Il 1963, anno di realizzazione del dipinto Operazione spaziocromatica 03, segna un momento fondamentale nel percorso di ricerca e sperimentazione artistica di Lia Drei (1922 - 2005). Dopo essersi avvicinata alla pittura astratta nel 1961 e aver approcciato le tendenze gestaltiche e programmate dal 1962, l’artista avvia infatti nel 1963 la felice esperienza del binomio Sperimentale p., progetto collaborativo che la vedrà impegnata sino alla fine degli anni Sessanta, fondato insieme all’artista e compagno di vita Francesco Guerrieri. Nel contesto delle coeve ricerche italiane dedicate a indagare i fenomeni legati alla percezione e al movimento (Arte Cinetica e Programmata), l’operato dello Sperimentale p. (dove “p.” sta per “puro”) si contraddistingue per l’assoluta fedeltà al linguaggio della pittura nell’applicazione dei principi della psicologia della Gestalt, per il rifiuto dell’ausilio di mezzi meccanici o tecnologici, e per il metodo antidogmatico e intuitivo (“puramente” sperimentale): una serie di scelte fondanti che resteranno inalterate nel lavoro di Drei, per tutto il resto della sua carriera.
I dipinti che l’artista realizza in questo periodo sono caratterizzati dall’uso di colori puri e di forme geometriche elementari – in un primo momento principalmente cerchi, in seguito anche quadrati e triangoli rettangoli. Così in Operazione spaziocromatica 03 si possono osservare una serie di forme circolari accostate le une alle altre, che si intersecano e sovrappongono in più punti. La relazione tra i singoli elementi è rafforzata dall’uso di colori complementari (rosso e verde; viola e giallo; blu e arancione), che generano una rete di sottili tensioni che attivano la superficie pittorica e sembrano mettere in moto i cerchi. Come in tutti i lavori di Drei, anche in Operazione spaziocromatica 03 ogni singola forma-colore acquista il suo pieno significato solo in funzione della totalità della struttura compositiva e all’interno del dinamico campo di forze che essa genera (Gabriele Simongini 2016).
Molti anni dopo la realizzazione di questo dipinto, il 4 gennaio 2004, l’artista ha scritto nei sui diari: “Oggi ho pensato ai miei quadri fatti con i tondi del 1963. Perché sono arrivata al tondo? Per rendere più forte l'attrazione visiva. Sul tondo l'occhio si ferma più facilmente, è un attimo e vede il rosso, il verde e il giallo o l'azzurro con tutta la forza della mente e ci si perde dentro e anche se non si capisce il perché il suo colore gli dà un'emozione inaspettata come il suono di una musica improvvisa. E così ho costruito dei quadri sentendo l'emozione speciale per me, perché non l'avevo fatto prima, di inventare qualche cosa di nuovo, di costruire una realtà che prima non c'era e che doveva avere fascino, equilibrio, e la forza della vita”.

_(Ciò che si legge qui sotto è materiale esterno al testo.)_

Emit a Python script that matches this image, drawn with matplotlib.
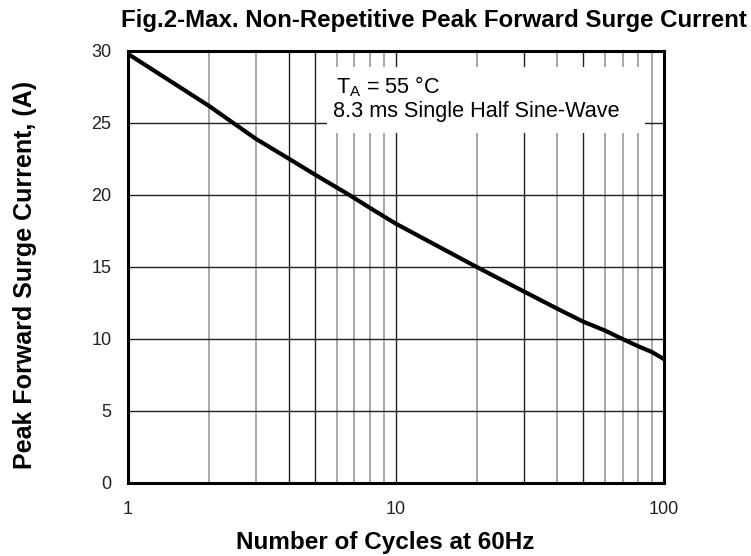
import matplotlib.pyplot as plt
from matplotlib.patches import Rectangle

plt.rcParams['font.family'] = ['Liberation Sans', 'DejaVu Sans']

# curve
cycles = [1, 2, 3, 4, 5, 6.7, 8, 10, 20, 30, 40, 50, 60, 70, 80, 90, 100]
surge_amps = [29.8, 26.2, 23.9, 22.5, 21.4, 20.0, 19.1, 18.0, 15.0, 13.3, 12.1, 11.2, 10.6, 10.0, 9.5, 9.1, 8.6]

# vertical grid lines (some render darker in the scan)
grid_x = [2, 3, 4, 5, 6, 7, 8, 9, 10, 20, 30, 40, 50, 60, 70, 80, 90]
grid_dark = [4, 5, 10, 30, 50]
grid_y = [5, 10, 15, 20, 25]
yticks = [0, 5, 10, 15, 20, 25, 30]
xticks = [1, 10, 100]

fig = plt.figure(figsize=(7.51, 5.56), dpi=100)
ax = fig.add_axes([0.1704, 0.1313, 0.7138, 0.777])

for gx in grid_x:
    if gx in grid_dark:
        ax.axvline(gx, color='#222222', lw=1.0, zorder=1)
    else:
        ax.axvline(gx, color='#a8a8a8', lw=1.4, zorder=1)
for gy in grid_y:
    ax.axhline(gy, color='#222222', lw=1.0, zorder=1)

# white box behind the note
ax.add_patch(Rectangle((0.371, 0.81), 0.594, 0.153, transform=ax.transAxes,
                       facecolor='white', edgecolor='none', zorder=2))
ax.text(0.388, 0.918, r'$\mathregular{T_A}$ = 55 °C', transform=ax.transAxes,
        fontsize=15.6, va='center', ha='left', zorder=3)
ax.text(0.382, 0.861, '8.3 ms Single Half Sine-Wave', transform=ax.transAxes,
        fontsize=15.6, va='center', ha='left', zorder=3)

ax.plot(cycles, surge_amps, color='black', lw=3, zorder=4, solid_capstyle='butt')

ax.set_xscale('log')
ax.set_xlim(1, 100)
ax.set_ylim(0, 30)
ax.set_xticks(xticks)
ax.set_xticklabels(['1', '10', '100'])
ax.minorticks_off()
ax.set_yticks(yticks)
ax.tick_params(length=0, labelsize=13, colors='#222222')
ax.tick_params(axis='x', pad=13)
ax.tick_params(axis='y', pad=12)
for s in ax.spines.values():
    s.set_linewidth(2.2)
    s.set_zorder(5)

fig.text(385 / 751, 0.025, 'Number of Cycles at 60Hz', fontsize=17.5,
         fontweight='bold', ha='center', va='center')
fig.text(25 / 751, 0.505, 'Peak Forward Surge Current, (A)', fontsize=18,
         fontweight='bold', ha='center', va='center', rotation=90)
fig.text(434 / 751, 0.964, 'Fig.2-Max. Non-Repetitive Peak Forward Surge Current',
         fontsize=17.3, fontweight='bold', ha='center', va='center')

fig.savefig('out.png', dpi=100)
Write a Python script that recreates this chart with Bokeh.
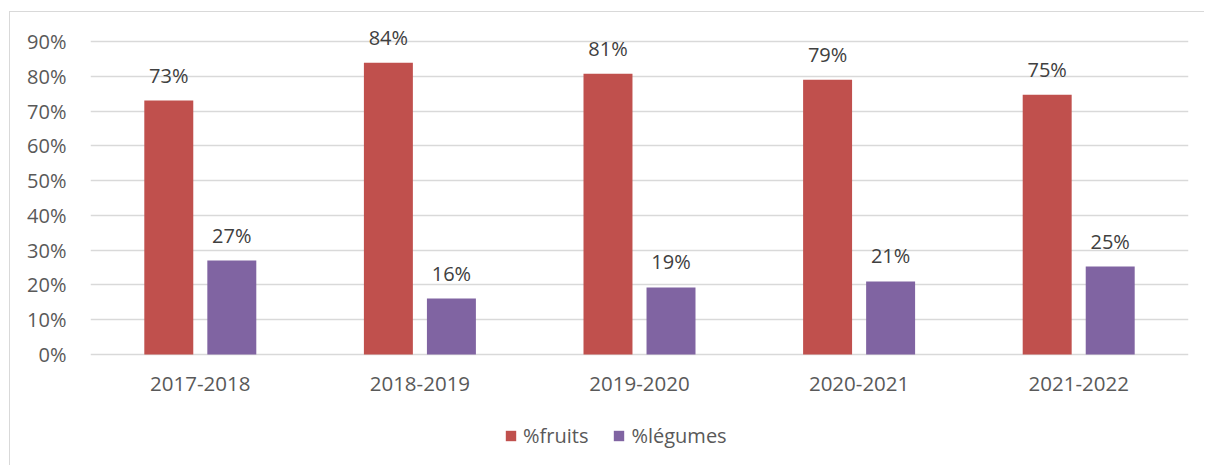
from bokeh.plotting import figure
from bokeh.models import (ColumnDataSource, FactorRange, LabelSet, Legend, LegendItem,
                          NumeralTickFormatter, FixedTicker)
from bokeh.transform import dodge
from bokeh.core.properties import value
from bokeh.embed import file_html
from bokeh.resources import INLINE

years = ["2017-2018", "2018-2019", "2019-2020", "2020-2021", "2021-2022"]
fruits = [0.730, 0.839, 0.807, 0.790, 0.747]
legumes = [0.270, 0.161, 0.193, 0.210, 0.253]
fruit_labels = ["73%", "84%", "81%", "79%", "75%"]
legume_labels = ["27%", "16%", "19%", "21%", "25%"]
y_ticks = [0, 0.1, 0.2, 0.3, 0.4, 0.5, 0.6, 0.7, 0.8, 0.9]

RED = "#C0504D"
PURPLE = "#8064A2"
FONT = "Open Sans"

src = ColumnDataSource(dict(years=years, fruits=fruits, legumes=legumes,
                            fl=fruit_labels, ll=legume_labels,
                            base=[0] * len(years)))

p = figure(x_range=FactorRange(*years, range_padding=0), y_range=(-0.3105, 0.9776),
           width=1195, height=454, output_backend="svg", toolbar_location=None,
           x_axis_location=None,
           min_border_left=80, min_border_right=17, min_border_top=2, min_border_bottom=4)
p.margin = (11, 0, 0, 9)
p.styles = {"border-top": "1px solid #D9D9D9", "border-left": "1px solid #D9D9D9"}
p.outline_line_color = None
p.background_fill_color = "white"
p.border_fill_color = "white"

r1 = p.vbar(x=dodge("years", -0.1435, range=p.x_range), top="fruits", width=0.223,
            source=src, fill_color=RED, line_color=None)
r2 = p.vbar(x=dodge("years", 0.1435, range=p.x_range), top="legumes", width=0.223,
            source=src, fill_color=PURPLE, line_color=None)

for col, lab, off in (("fruits", "fl", -0.1435), ("legumes", "ll", 0.1435)):
    ls = LabelSet(x=dodge("years", off, range=p.x_range), y=col, text=lab, source=src,
                  text_align="center", text_baseline="alphabetic", y_offset=18,
                  text_font=value(FONT), text_font_size="20px", text_color="#404040")
    p.add_layout(ls)

# category labels under the baseline
cat_labels = LabelSet(x="years", y="base", text="years", source=src,
                      text_align="center", text_baseline="alphabetic", y_offset=-36,
                      text_font=value(FONT), text_font_size="20.5px", text_color="#595959")
p.add_layout(cat_labels)

p.yaxis.ticker = FixedTicker(ticks=y_ticks)
p.yaxis.formatter = NumeralTickFormatter(format="0%")
p.yaxis.axis_line_color = None
p.yaxis.major_tick_line_color = None
p.yaxis.minor_tick_line_color = None
p.yaxis.major_label_standoff = 18
p.yaxis.major_label_text_font = FONT
p.yaxis.major_label_text_font_size = "20px"
p.yaxis.major_label_text_color = "#595959"

p.xgrid.grid_line_color = None
p.ygrid.ticker = FixedTicker(ticks=y_ticks)
p.ygrid.grid_line_color = "#D9D9D9"
p.ygrid.grid_line_width = 1.5

legend = Legend(items=[LegendItem(label="%fruits", renderers=[r1]),
                       LegendItem(label="%légumes", renderers=[r2])],
                orientation="horizontal", location=(414, 13),
                glyph_width=13, glyph_height=13, label_standoff=6, spacing=24,
                padding=0, margin=0, border_line_color=None, background_fill_alpha=0,
                label_text_font=FONT, label_text_font_size="20px",
                label_text_color="#595959", label_height=20)
p.add_layout(legend)

open("out.html", "w").write(file_html(p, INLINE))
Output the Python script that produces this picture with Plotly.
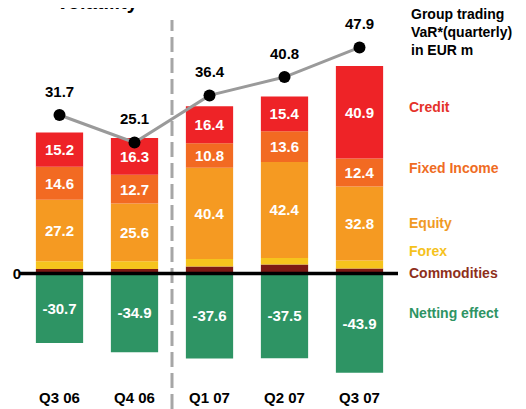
import plotly.graph_objects as go

quarters = ["Q3 06", "Q4 06", "Q1 07", "Q2 07", "Q3 07"]
commodities = [2.0, 2.0, 3.1, 4.0, 2.2]
forex = [3.4, 3.4, 3.3, 2.9, 3.5]
equity = [27.2, 25.6, 40.4, 42.4, 32.8]
fixed_income = [14.6, 12.7, 10.8, 13.6, 12.4]
credit = [15.2, 16.3, 16.4, 15.4, 40.9]
netting = [-30.7, -34.9, -37.6, -37.5, -43.9]
var_total = [31.7, 25.1, 36.4, 40.8, 47.9]

series = [
    ("Commodities", commodities, "#7d1a14", False, "#8e2f1b"),
    ("Forex", forex, "#f6c41d", False, "#f5c21c"),
    ("Equity", equity, "#f59a22", True, "#f09a24"),
    ("Fixed Income", fixed_income, "#f26a22", True, "#ef6c23"),
    ("Credit", credit, "#ee2327", True, "#e5322a"),
    ("Netting effect", netting, "#2e9464", True, "#2e9464"),
]
legend_y_px = {"Credit": 107.3, "Fixed Income": 168.3, "Equity": 223.3,
               "Forex": 250.7, "Commodities": 272.7, "Netting effect": 313.3}

FONT = "Liberation Sans, Arial, Helvetica, sans-serif"
OFF = 8  # default page body margin
W, H = 526 - OFF, 409 - OFF
# plot area in page pixels
PL, PR, PT, PB = 22, 397, 20, 387
ML, MR, MT, MB = PL - OFF, W - (PR - OFF), PT - OFF, H - (PB - OFF)
PH = PB - PT
PW = PR - PL

def py(p):
    return (PB - p) / PH

def px(p):
    return (p - PL) / PW

fig = go.Figure()
for name, vals, color, show_text, _ in series:
    fig.add_trace(go.Bar(
        x=quarters, y=vals, name=name,
        marker=dict(color=color, line=dict(width=0)),
        width=0.63,
        text=[f"{v:.1f}" for v in vals] if show_text else None,
        textposition="inside" if show_text else "none",
        insidetextanchor="middle",
        textangle=0,
        constraintext="none",
        textfont=dict(color="white", size=15, family=FONT, weight="bold"),
        hoverinfo="skip",
    ))

fig.add_trace(go.Scatter(
    x=quarters, y=var_total, yaxis="y2", mode="lines+markers",
    line=dict(color="#9a9a9a", width=3),
    marker=dict(color="black", size=12),
    hoverinfo="skip",
))

annotations = []
for q, v in zip(quarters, var_total):
    annotations.append(dict(
        x=q, y=v, xref="x", yref="y2", text=f"{v:.1f}", showarrow=False,
        yshift=24, font=dict(size=15, color="black", family=FONT, weight="bold"),
    ))

for name, vals, color, show_text, tcolor in series:
    annotations.append(dict(
        x=px(407), y=py(legend_y_px[name]), xref="paper", yref="paper",
        text=name, showarrow=False, xanchor="left", yanchor="middle",
        font=dict(size=14, color=tcolor, family=FONT, weight="bold"),
    ))

annotations.append(dict(
    x=px(409), y=py(4), xref="paper", yref="paper",
    text="Group trading<br>VaR*(quarterly)<br>in EUR m", showarrow=False,
    xanchor="left", yanchor="top", align="left",
    font=dict(size=14, color="black", family=FONT, weight="bold"),
))

annotations.append(dict(
    x=px(97.5), y=py(15), xref="paper", yref="paper",
    text="Volatility", showarrow=False, xanchor="center", yanchor="bottom",
    font=dict(size=20, color="black", family=FONT, weight="bold"),
))

shapes = [
    dict(type="line", xref="x", yref="paper", x0=1.5, x1=1.5, y0=py(409), y1=py(20),
         line=dict(color="#a6a6a6", width=3, dash="15px,6px"), layer="below"),
    dict(type="line", xref="paper", yref="y", x0=px(20), x1=px(398), y0=0, y1=0,
         line=dict(color="black", width=3.5), layer="above"),
]

bar_scale = 2.26
line_scale = 4.17
zero_bar_px = 273.5
zero_line_px = 247.2
y_top = (zero_bar_px - PT) / bar_scale
y_bot = -(PB - zero_bar_px) / bar_scale
y2_top = (zero_line_px - PT) / line_scale
y2_bot = -(PB - zero_line_px) / line_scale

fig.update_layout(
    width=W, height=H,
    margin=dict(l=ML, r=MR, t=MT, b=MB, pad=0, autoexpand=False),
    barmode="relative",
    bargap=0.37,
    plot_bgcolor="white", paper_bgcolor="white",
    showlegend=False,
    font=dict(family=FONT, color="black"),
    xaxis=dict(range=[-0.5, 4.5], showgrid=False, zeroline=False, showline=False,
               automargin=False, ticks="",
               tickfont=dict(size=15, color="black", family=FONT, weight="bold")),
    yaxis=dict(range=[y_bot, y_top], showgrid=False, zeroline=False, showline=False,
               automargin=False,
               tickvals=[0], ticktext=["0"], ticks="",
               tickfont=dict(size=15, color="black", family=FONT, weight="bold")),
    yaxis2=dict(range=[y2_bot, y2_top], overlaying="y", visible=False, automargin=False),
    annotations=annotations,
    shapes=shapes,
)

fig.write_html("out.html")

Queste parole riassumono efficacemente il senso più profondo degli interessi artistici e intellettuali di Drei, la cui pratica pittorica affianca al rigore e alla scientificità delle sperimentazioni un afflato poetico, che sottrae le sue opere a un’eccessiva cerebralità. La volontà di realizzare quadri vibranti di “vita” si lega direttamente al desiderio di penetrare la realtà sensibile, che le ha sempre fornito il “grande serbatoio di forme e colori da cui attingere” (Teodolinda Coltellaro 2005): per comprendere meglio il mondo in cui l’essere umano è immerso per Drei non è più sufficiente riprodurre la superficie delle cose, è necessario andare più a fondo, nel tentativo di rivelare le strutture visive e i valori estetici sottesi a tutto ciò che ci circonda.